Melt infiltration offers advantages over chemical vapor infiltration.

Composites of zirconium carbide matrix material reinforced with carbon fibers can be fabricated relatively rapidly in a process that includes a melt infiltration step. Heretofore, these and other ceramic matrix composites have been made in a chemical vapor infiltration (CVI) process that takes months. The finished products of the CVI process are highly porous and cannot withstand temperatures above 3,000 °F (≈1,600 °C). In contrast, the melt-infiltration-based process takes only a few days, and the composite products are more nearly fully dense and have withstood temperatures as high as 4,350 °F (≈2,400 °C) in a highly oxidizing thrust chamber environment. Moreover, because the meltinfiltration- based process takes much less time, the finished products are expected to cost much less.

Fabrication begins with the preparation of a carbon fiber preform that, typically, is of the size and shape of a part to be fabricated. By use of low-temperature ultraviolet-enhanced chemical vapor deposition, the carbon fibers in the preform are coated with one or more interfacial material(s), which could include oxides. The interfacial material helps to protect the fibers against chemical attack during the remainder of the fabrication process and against oxidation during subsequent use; it also enables slippage between the fibers and the matrix material, thereby helping to deflect cracks and distribute loads. Once the fibers have been coated with the interfacial material, the fiber preform is further infiltrated with a controlled amount of additional carbon, which serves as a reactant for the formation of the carbide matrix material.

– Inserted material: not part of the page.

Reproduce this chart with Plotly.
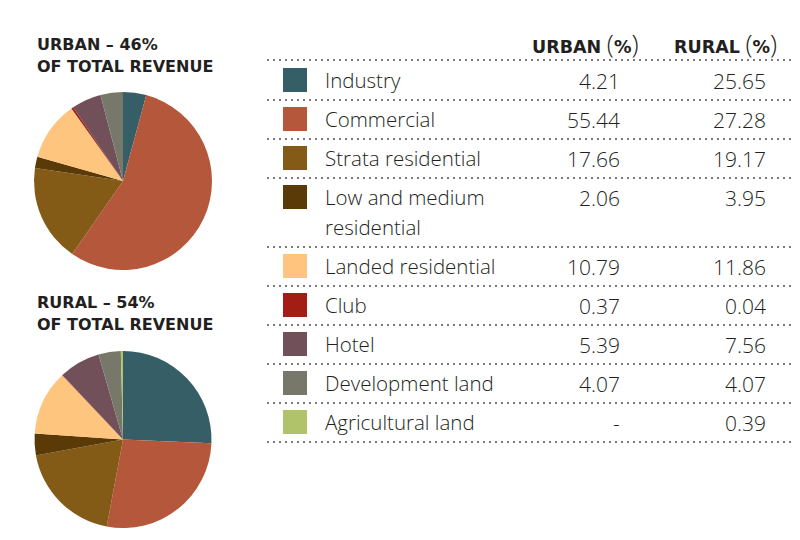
import plotly.graph_objects as go

# ---------------- data ----------------
categories = ["Industry", "Commercial", "Strata residential", "Low and medium residential",
              "Landed residential", "Club", "Hotel", "Development land", "Agricultural land"]
urban_pct = [4.21, 55.44, 17.66, 2.06, 10.79, 0.37, 5.39, 4.07, None]
rural_pct = [25.65, 27.28, 19.17, 3.95, 11.86, 0.04, 7.56, 4.07, 0.39]
colors = ["#355E67", "#B5573A", "#845A17", "#5A3B08", "#FEC57E",
          "#A21E15", "#72505A", "#77776A", "#B0C36A"]
urban_share = 46
rural_share = 54

W, H = 800, 540
TXT = "#231F20"
FONT = "Open Sans"
BOLD = "DejaVu Sans"

fig = go.Figure()

def dom(x0, x1, y0, y1):
    return dict(x=[x0 / W, x1 / W], y=[1 - y1 / H, 1 - y0 / H])

fig.add_trace(go.Pie(values=[v if v is not None else 0 for v in urban_pct], labels=categories,
                     marker=dict(colors=colors, line=dict(width=0)), sort=False,
                     direction="clockwise", rotation=0, textinfo="none", hoverinfo="label+value",
                     domain=dom(34, 212, 92, 270), showlegend=False))
fig.add_trace(go.Pie(values=rural_pct, labels=categories,
                     marker=dict(colors=colors, line=dict(width=0)), sort=False,
                     direction="clockwise", rotation=0, textinfo="none", hoverinfo="label+value",
                     domain=dom(34, 212, 351, 528), showlegend=False))

row_y = []
y = 80
for c in categories:
    row_y.append(y)
    y += 69 if c.startswith("Low and medium") else 39
sep_y = [60] + [r + 20 + (30 if c.startswith("Low and medium") else 0) for r, c in zip(row_y, categories)]

fig.add_trace(go.Scatter(x=[295] * len(categories), y=row_y, mode="markers",
                         marker=dict(symbol="square", size=24, color=colors, line=dict(width=0)),
                         hoverinfo="skip", showlegend=False))

fig.update_xaxes(range=[0, W], visible=False, fixedrange=True)
fig.update_yaxes(range=[H, 0], visible=False, fixedrange=True)

ann = []
def A(x, y, text, size, anchor="left", family=FONT, color=TXT, weight=None):
    f = dict(size=size, family=family, color=color)
    if weight:
        f["weight"] = weight
    ann.append(dict(x=x, y=y, xref="x", yref="y", text=text, showarrow=False,
                    xanchor=anchor, yanchor="middle", align=anchor, font=f))

# titles
A(35, 44, f"<b>URBAN – {urban_share}%</b>", 16, family=BOLD)
A(35, 66, "<b>OF TOTAL REVENUE</b>", 16, family=BOLD)
A(35, 302, f"<b>RURAL – {rural_share}%</b>", 16, family=BOLD)
A(35, 324, "<b>OF TOTAL REVENUE</b>", 16, family=BOLD)

# headers
hdr = "<b>{}</b> <span style='font-size:26px;font-family:Open Sans;font-weight:300'>(</span><b>%</b><span style='font-size:26px;font-family:Open Sans;font-weight:300'>)</span>"
A(641, 43, hdr.format("URBAN"), 17.5, anchor="right", family=BOLD)
A(779, 43, hdr.format("RURAL"), 17.5, anchor="right", family=BOLD)

for c, yy, u, r in zip(categories, row_y, urban_pct, rural_pct):
    if c.startswith("Low and medium"):
        A(323, yy, "Low and medium", 20.5, weight=350)
        A(323, yy + 30, "residential", 20.5, weight=350)
    else:
        A(323, yy, c, 20.5, weight=350)
    A(622, yy + 1, "-" if u is None else f"{u:.2f}", 21, anchor="right", weight=350)
    A(768, yy + 1, "-" if r is None else f"{r:.2f}", 21, anchor="right", weight=350)

shapes = [dict(type="line", xref="x", yref="y", x0=267, x1=793, y0=s, y1=s,
               line=dict(color="#7A7A7A", width=1.8, dash="2px,4px")) for s in sep_y]

fig.update_layout(width=W, height=H, margin=dict(l=0, r=0, t=0, b=0),
                  paper_bgcolor="white", plot_bgcolor="white",
                  annotations=ann, shapes=shapes)

fig.write_html("out.html", config={"displayModeBar": False},
               post_script="document.body.style.margin='0';document.body.style.overflow='hidden';")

The next step is melt infiltration. The preform is exposed to molten zirconium, which wicks into the preform, drawn by capillary action. The molten metal fills most of the interstices of the preform and reacts with the added carbon to form the zirconium carbide matrix material. The zirconium does not react with the underlying fibers because they are protected by the interfacial material(s). The success of the melt-infiltration step depends on interface material selection and uniform coating of the fibers, infiltration with the correct amount of carbon, and careful control of temperature and rate of heating.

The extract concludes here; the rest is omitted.